La vulgarisation tend toujours le piège d’une simplification trop réductrice ou d’un dévoiement tel qu’elle finit par n’être que vulgarité, et le danger est évidemment plus grand encore dans l’ordre de la spiritualité. Si l’objectif de Luc Adrian était d’atteindre et de séduire un public jeune afin de lui faire connaître l’homme que fut François d’Assise, on ne peut lui reprocher de s’être attaché avant tout aux aspects biographiques de ce qu’il faut bien appeler le « personnage » de son roman, et cela au détriment de notions moins spectaculaires, moins immédiatement séduisantes et compréhensibles aux adolescents. Mais ce qui gêne dans ce livre, c’est le ton général, ce sont les artifices que l’auteur utilise pour accrocher son lecteur. Son récit joue ainsi presque constamment sur des effets d’anachronisme entre notre époque et le Moyen-Âge, ressort comique éculé de films comme « Les Visiteurs ». Ce pourrait être judicieux, à la rigueur, s’il ne puisait pas la plupart de ses références modernes dans la pseudo-culture de divertissement la plus ordinaire, et s’il s’était attaché plutôt à trouver des correspondances plus éclairantes, et aussi plus élégantes, dans et pour notre époque. Pour compenser sa tendance à un jeunisme par ailleurs tout à fait dépassé, il se lance çà et là dans des explications lourdement édifiantes dans lesquelles il n’abandonne pourtant pas le langage néo-argotique qu’il croit celui des jeunes d’aujourd’hui, ni ses incessantes plaisanteries qui sont trop évidemment destinées à amuser pour ne pas tomber à plat. Il résulte de tout cela le sentiment que Luc Adrian, dont on devine malgré tout la qualité d’auteur et l’authenticité de l’intérêt pour son sujet, a pris délibérément un parti iconoclaste dans le but de rendre plus abordable la sainteté de François d’Assise. Il y a là une contradiction intenable : si l’on veut initier quelqu’un — fût-il, et à plus forte raison, un enfant — à une beauté qui lui est supposée inaccessible, ce n’est certes pas en la maquillant de laideur commune qu’on y parviendra. Encore une fois, vulgariser ne doit pas signifier abaisser, mais élever.
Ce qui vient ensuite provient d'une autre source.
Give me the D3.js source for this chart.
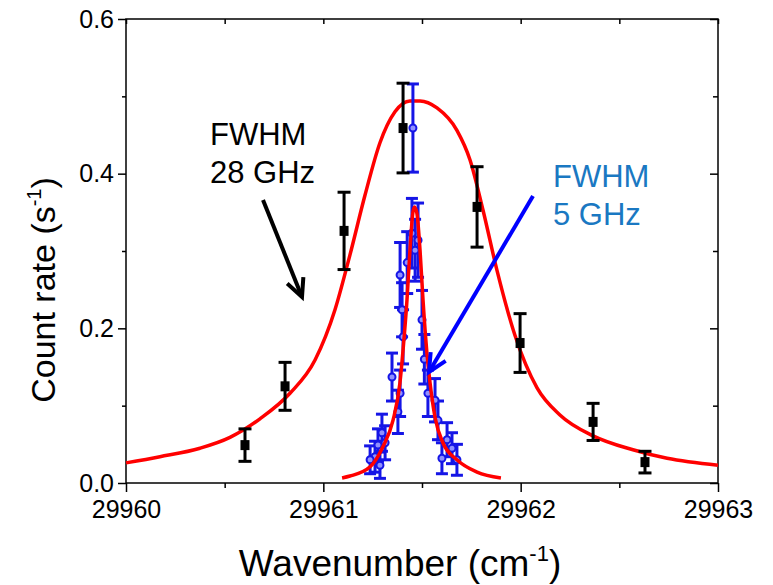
<!DOCTYPE html>
<html>
<head>
<meta charset="utf-8">
<script src="https://cdn.jsdelivr.net/npm/d3@7"></script>
<style>
  body { margin: 0; background: #fff; }
  svg { font-family: "Liberation Sans", Arial, sans-serif; }
</style>
</head>
<body>
<div id="chart"></div>
<script>
// tick values
const xTicks = [29960, 29961, 29962, 29963];
const xMinor = [29960.5, 29961.5, 29962.5];
const yTicks = [0.0, 0.2, 0.4, 0.6];
const yMinor = [0.1, 0.3, 0.5];

// broad scan (black squares)
const blackX = [29960.603, 29960.806, 29961.105, 29961.404, 29961.779, 29961.997, 29962.367, 29962.630];
const blackY = [0.049, 0.125, 0.326, 0.459, 0.357, 0.181, 0.079, 0.027];
const blackErr = [0.021, 0.031, 0.050, 0.058, 0.052, 0.038, 0.024, 0.014];

// narrow scan (blue circles)
const blueX = [29961.454, 29961.449, 29961.480, 29961.465, 29961.389, 29961.399, 29961.500, 29961.404, 29961.348,
               29961.389, 29961.530, 29961.378, 29961.566, 29961.297, 29961.313, 29961.627, 29961.262, 29961.237,
               29961.601, 29961.677, 29961.277, 29961.581, 29961.652, 29961.287, 29961.425, 29961.512];
const blueY = [0.459, 0.323, 0.314, 0.301, 0.269, 0.224, 0.211, 0.189, 0.137,
               0.116, 0.116, 0.092, 0.107, 0.065, 0.052, 0.056, 0.034, 0.030,
               0.032, 0.030, 0.049, 0.081, 0.045, 0.023, 0.285, 0.160];
const blueErr = [0.057, 0.045, 0.048, 0.040, 0.042, 0.035, 0.038, 0.035, 0.031,
                 0.030, 0.030, 0.028, 0.028, 0.024, 0.022, 0.022, 0.020, 0.018,
                 0.020, 0.020, 0.021, 0.025, 0.020, 0.017, 0.040, 0.032];

// fitted profiles
const broadX = [29960.000, 29960.172, 29960.375, 29960.527, 29960.679, 29960.831, 29960.958, 29961.059, 29961.135,
                29961.211, 29961.287, 29961.363, 29961.439, 29961.490, 29961.576, 29961.677, 29961.743, 29961.809,
                29961.880, 29961.971, 29962.083, 29962.199, 29962.367, 29962.569, 29962.742, 29963.000];
const broadY = [0.026, 0.034, 0.045, 0.059, 0.083, 0.116, 0.159, 0.224, 0.295,
                0.372, 0.440, 0.480, 0.494, 0.494, 0.485, 0.456, 0.418, 0.353,
                0.275, 0.191, 0.123, 0.088, 0.061, 0.043, 0.032, 0.023];
const narrowX = [29961.095, 29961.135, 29961.237, 29961.302, 29961.353, 29961.388, 29961.404, 29961.424, 29961.439,
                 29961.454, 29961.462, 29961.474, 29961.490, 29961.505, 29961.525, 29961.541, 29961.566, 29961.606,
                 29961.677, 29961.779, 29961.900];
const narrowY = [0.0065, 0.009, 0.021, 0.047, 0.081, 0.129, 0.172, 0.237, 0.301,
                 0.350, 0.357, 0.349, 0.301, 0.237, 0.168, 0.129, 0.085, 0.052,
                 0.030, 0.014, 0.0065];

const W = 773, H = 585;
const margin = {top: 19, right: 55, bottom: 102, left: 126};
const width = W - margin.left - margin.right,
      height = H - margin.top - margin.bottom;

const svg = d3.select("#chart").append("svg")
    .attr("width", W)
    .attr("height", H);
const g = svg.append("g")
    .attr("transform", "translate(" + margin.left + "," + margin.top + ")");

const x = d3.scaleLinear().domain([29960, 29963]).range([0, width]);
const y = d3.scaleLinear().domain([0, 0.6]).range([height, 0]);

// axes
function styleAxis(sel) {
  sel.select(".domain").remove();
  sel.selectAll(".tick line").attr("stroke", "#000").attr("stroke-width", 1.5);
  sel.selectAll("text").attr("fill", "#000").style("font-size", "25px");
}
g.append("g").attr("transform", "translate(0," + height + ")")
  .call(d3.axisBottom(x).tickValues(xTicks).tickSize(9).tickPadding(8).tickFormat(d3.format("d")))
  .call(styleAxis);
g.append("g").attr("transform", "translate(0," + height + ")")
  .call(d3.axisBottom(x).tickValues(xMinor).tickSize(5).tickFormat(""))
  .call(styleAxis);
g.append("g")
  .call(d3.axisBottom(x).tickValues(xTicks.concat(xMinor)).tickSize(5).tickFormat(""))
  .call(styleAxis);
g.append("g")
  .call(d3.axisLeft(y).tickValues(yTicks).tickSize(8).tickPadding(4).tickFormat(d3.format(".1f")))
  .call(styleAxis);
g.append("g")
  .call(d3.axisLeft(y).tickValues(yMinor).tickSize(4).tickFormat(""))
  .call(styleAxis);
g.append("g").attr("transform", "translate(" + width + ",0)")
  .call(d3.axisLeft(y).tickValues(yTicks).tickSize(8).tickFormat(""))
  .call(styleAxis);
g.append("g").attr("transform", "translate(" + width + ",0)")
  .call(d3.axisLeft(y).tickValues(yMinor).tickSize(5).tickFormat(""))
  .call(styleAxis);

g.append("rect")
  .attr("width", width).attr("height", height)
  .attr("fill", "none").attr("stroke", "#000").attr("stroke-width", 1.5);

// axis titles
const xt = svg.append("text")
  .attr("x", 400).attr("y", 576)
  .attr("text-anchor", "middle").style("font-size", "37px");
xt.append("tspan").text("Wavenumber (cm");
xt.append("tspan").attr("dy", -15).style("font-size", "22px").text("-1");
xt.append("tspan").attr("dy", 15).text(")");

const yt = svg.append("text")
  .attr("transform", "translate(55,290) rotate(-90)")
  .attr("text-anchor", "middle").style("font-size", "34px");
yt.append("tspan").text("Count rate (s");
yt.append("tspan").attr("dy", -14).style("font-size", "20px").text("-1");
yt.append("tspan").attr("dy", 14).text(")");

// fitted curves
const line = d3.line().x(function(d) { return x(d[0]); }).y(function(d) { return y(d[1]); })
  .curve(d3.curveMonotoneX);
g.append("path").datum(d3.zip(broadX, broadY))
  .attr("d", line).attr("fill", "none").attr("stroke", "#ff0000").attr("stroke-width", 3.5);

// blue error bars + markers
const blue = d3.zip(blueX, blueY, blueErr);
const bb = g.append("g").attr("stroke", "#1515e6").attr("stroke-width", 3);
bb.selectAll("line.v").data(blue).enter().append("line")
  .attr("x1", function(d) { return x(d[0]); }).attr("x2", function(d) { return x(d[0]); })
  .attr("y1", function(d) { return y(d[1] - d[2]); }).attr("y2", function(d) { return y(d[1] + d[2]); });
bb.selectAll("line.t").data(blue).enter().append("line")
  .attr("x1", function(d) { return x(d[0]) - 6; }).attr("x2", function(d) { return x(d[0]) + 6; })
  .attr("y1", function(d) { return y(d[1] + d[2]); }).attr("y2", function(d) { return y(d[1] + d[2]); });
bb.selectAll("line.b").data(blue).enter().append("line")
  .attr("x1", function(d) { return x(d[0]) - 6; }).attr("x2", function(d) { return x(d[0]) + 6; })
  .attr("y1", function(d) { return y(d[1] - d[2]); }).attr("y2", function(d) { return y(d[1] - d[2]); });
g.selectAll("circle.blue").data(blue).enter().append("circle")
  .attr("cx", function(d) { return x(d[0]); }).attr("cy", function(d) { return y(d[1]); })
  .attr("r", 3.5).attr("fill", "#9090ff").attr("stroke", "#1515e6").attr("stroke-width", 2);

g.append("path").datum(d3.zip(narrowX, narrowY))
  .attr("d", line).attr("fill", "none").attr("stroke", "#ff0000").attr("stroke-width", 3.5);

// black error bars + squares
const black = d3.zip(blackX, blackY, blackErr);
const kb = g.append("g").attr("stroke", "#000").attr("stroke-width", 3);
kb.selectAll("line.v").data(black).enter().append("line")
  .attr("x1", function(d) { return x(d[0]); }).attr("x2", function(d) { return x(d[0]); })
  .attr("y1", function(d) { return y(d[1] - d[2]); }).attr("y2", function(d) { return y(d[1] + d[2]); });
kb.selectAll("line.t").data(black).enter().append("line")
  .attr("x1", function(d) { return x(d[0]) - 6.5; }).attr("x2", function(d) { return x(d[0]) + 6.5; })
  .attr("y1", function(d) { return y(d[1] + d[2]); }).attr("y2", function(d) { return y(d[1] + d[2]); });
kb.selectAll("line.b").data(black).enter().append("line")
  .attr("x1", function(d) { return x(d[0]) - 6.5; }).attr("x2", function(d) { return x(d[0]) + 6.5; })
  .attr("y1", function(d) { return y(d[1] - d[2]); }).attr("y2", function(d) { return y(d[1] - d[2]); });
g.selectAll("rect.black").data(black).enter().append("rect")
  .attr("x", function(d) { return x(d[0]) - 4.5; }).attr("y", function(d) { return y(d[1]) - 5; })
  .attr("width", 9).attr("height", 10).attr("fill", "#000");

// annotations
svg.append("text").attr("x", 210).attr("y", 145).style("font-size", "31px").text("FWHM");
svg.append("text").attr("x", 210).attr("y", 183).style("font-size", "31px").text("28 GHz");
svg.append("text").attr("x", 553).attr("y", 187).style("font-size", "31px").attr("fill", "#1a78c2").text("FWHM");
svg.append("text").attr("x", 553).attr("y", 225).style("font-size", "31px").attr("fill", "#1a78c2").text("5 GHz");

function arrow(x1, y1, x2, y2, col) {
  const a = Math.atan2(y2 - y1, x2 - x1), L = 20, s = 0.45;
  svg.append("line").attr("x1", x1).attr("y1", y1).attr("x2", x2).attr("y2", y2)
    .attr("stroke", col).attr("stroke-width", 4);
  svg.append("polyline")
    .attr("points", [[x2 - L * Math.cos(a - s), y2 - L * Math.sin(a - s)], [x2, y2],
                     [x2 - L * Math.cos(a + s), y2 - L * Math.sin(a + s)]].map(function(p) { return p.join(","); }).join(" "))
    .attr("fill", "none").attr("stroke", col).attr("stroke-width", 4);
}
arrow(263, 200, 302, 297, "#000");
arrow(533, 196, 429, 372, "#0000ff");
</script>
</body>
</html>
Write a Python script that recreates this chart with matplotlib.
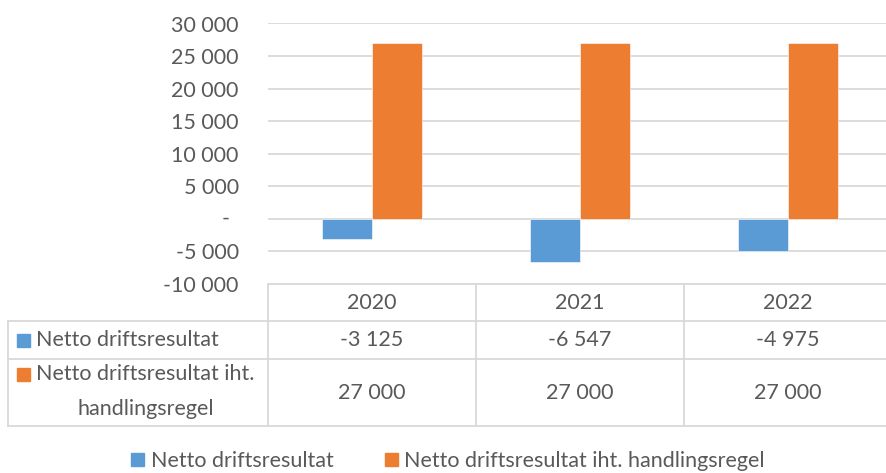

Ce livre illustre une certaine difficulté que rencontre l’Église contemporaine à trouver une manière juste de s’adresser aux populations qui la méconnaissent ou la rejettent. Elle y parvient en se montrant compréhensive, à l’écoute, en adaptant judicieusement son discours, mais cela sans rien renier de sa conviction, de son langage ni de son message, en un mot de sa mission. De ce point de vue, et sur le thème le plus cher aux franciscains, ce roman est un échec exemplaire. Il est un concentré de ce que l’on pourrait appeler sévèrement « le mauvais goût catholique », celui qui se veut actuel, à la portée de tous, mais qui ne parle à personne, simplement parce qu’il se laisse séduire par l’époque et doute de la puissance intrinsèque de ce qui fonde sa foi. Tout le contraire, en somme, de saint François.